◆ **YOUR INSTRUCTIONS**: From the first line of the data below through the line holding "(melat) at (482.5,768)", output each line exactly and leave the pictures out.

◆ **DATA SHOWN**:
• • • • •

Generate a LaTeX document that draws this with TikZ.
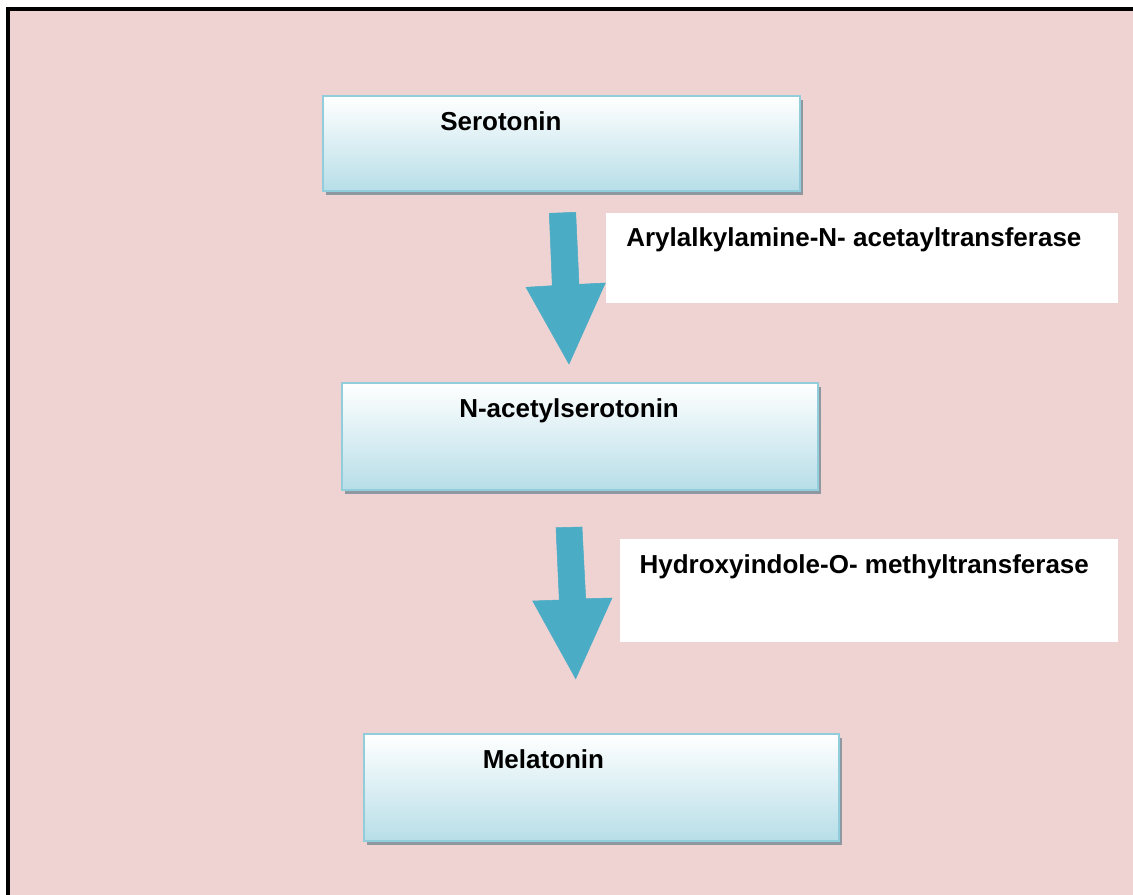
\documentclass[tikz,border=0pt]{standalone}
\usepackage{fontspec}
\setmainfont{Liberation Sans}
\usetikzlibrary{shadows}
\definecolor{bgpink}{RGB}{239,211,211}
\definecolor{arrowblue}{RGB}{75,172,198}
\definecolor{boxedge}{RGB}{146,205,220}
\definecolor{boxfill}{RGB}{183,222,232}
\definecolor{shadowgray}{RGB}{142,152,160}
\begin{document}
\begin{tikzpicture}[x=0.75pt,y=-0.75pt,
  stepbox/.style={rectangle, draw=boxedge, line width=2pt, top color=white, bottom color=boxfill,
    general shadow={fill=shadowgray, shadow xshift=2.25pt, shadow yshift=-3.2pt}, inner sep=0pt},
  labelbox/.style={rectangle, fill=white, draw=none, inner sep=0pt},
  txt/.style={anchor=base west, inner sep=0pt, font=\fontsize{19.5}{23}\selectfont\bfseries},
  bigarrow/.style={fill=arrowblue, draw=arrowblue, line width=0.4pt, line join=miter}]
\useasboundingbox (0,0) rectangle (1133,895);
\fill[white] (0,0) rectangle (1133,895);
\fill[bgpink] (10,11) rectangle (1133,895);
\draw[black, line width=3pt] (8,895) -- (8,9) -- (1133,9);

% boxes
\node[stepbox, minimum width=357.75pt, minimum height=71.25pt] (sero) at (561.5,143.5) {};
\node[stepbox, minimum width=357pt, minimum height=80.25pt] (nacs) at (580,436.5) {};
\node[stepbox, minimum width=356.25pt, minimum height=80.25pt] (mela) at (601.5,787.5) {};
\node[txt] (serot) at (440,131) {Serotonin};
\node[txt] (nacst) at (459,417) {N-acetylserotonin};
\node[txt] (melat) at (482.5,768) {Melatonin};

% enzyme labels
\node[labelbox, minimum width=384pt, minimum height=67.5pt] (enz1) at (862,258) {};
\node[labelbox, minimum width=373.5pt, minimum height=77.25pt] (enz2) at (869,590.5) {};
\node[txt] (enz1t) at (626,246.5) {Arylalkylamine-N- acetayltransferase};
\node[txt] (enz2t) at (639.3,573) {Hydroxyindole-O- methyltransferase};

% block arrows
\coordinate (a1tip) at (569,364);
\coordinate (a2tip) at (575.7,678.7);
\draw[bigarrow] (549.3,213.3) -- (575.7,212.3) -- (579,284.3) -- (605.3,283) -- (a1tip)
  -- (526,287.3) -- (552.3,285.7) -- cycle;
\draw[bigarrow] (556,527.7) -- (582,527) -- (585.7,598.7) -- (612,598) -- (a2tip)
  -- (532.7,601) -- (559.3,600) -- cycle;
\end{tikzpicture}
\end{document}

• • • • •

◆ **RESPONSE**:
Generate a LaTeX document that draws this with TikZ.
\documentclass[tikz,border=0pt]{standalone}
\usepackage{fontspec}
\setmainfont{Liberation Sans}
\usetikzlibrary{shadows}
\definecolor{bgpink}{RGB}{239,211,211}
\definecolor{arrowblue}{RGB}{75,172,198}
\definecolor{boxedge}{RGB}{146,205,220}
\definecolor{boxfill}{RGB}{183,222,232}
\definecolor{shadowgray}{RGB}{142,152,160}
\begin{document}
\begin{tikzpicture}[x=0.75pt,y=-0.75pt,
  stepbox/.style={rectangle, draw=boxedge, line width=2pt, top color=white, bottom color=boxfill,
    general shadow={fill=shadowgray, shadow xshift=2.25pt, shadow yshift=-3.2pt}, inner sep=0pt},
  labelbox/.style={rectangle, fill=white, draw=none, inner sep=0pt},
  txt/.style={anchor=base west, inner sep=0pt, font=\fontsize{19.5}{23}\selectfont\bfseries},
  bigarrow/.style={fill=arrowblue, draw=arrowblue, line width=0.4pt, line join=miter}]
\useasboundingbox (0,0) rectangle (1133,895);
\fill[white] (0,0) rectangle (1133,895);
\fill[bgpink] (10,11) rectangle (1133,895);
\draw[black, line width=3pt] (8,895) -- (8,9) -- (1133,9);

% boxes
\node[stepbox, minimum width=357.75pt, minimum height=71.25pt] (sero) at (561.5,143.5) {};
\node[stepbox, minimum width=357pt, minimum height=80.25pt] (nacs) at (580,436.5) {};
\node[stepbox, minimum width=356.25pt, minimum height=80.25pt] (mela) at (601.5,787.5) {};
\node[txt] (serot) at (440,131) {Serotonin};
\node[txt] (nacst) at (459,417) {N-acetylserotonin};
\node[txt] (melat) at (482.5,768) {Melatonin};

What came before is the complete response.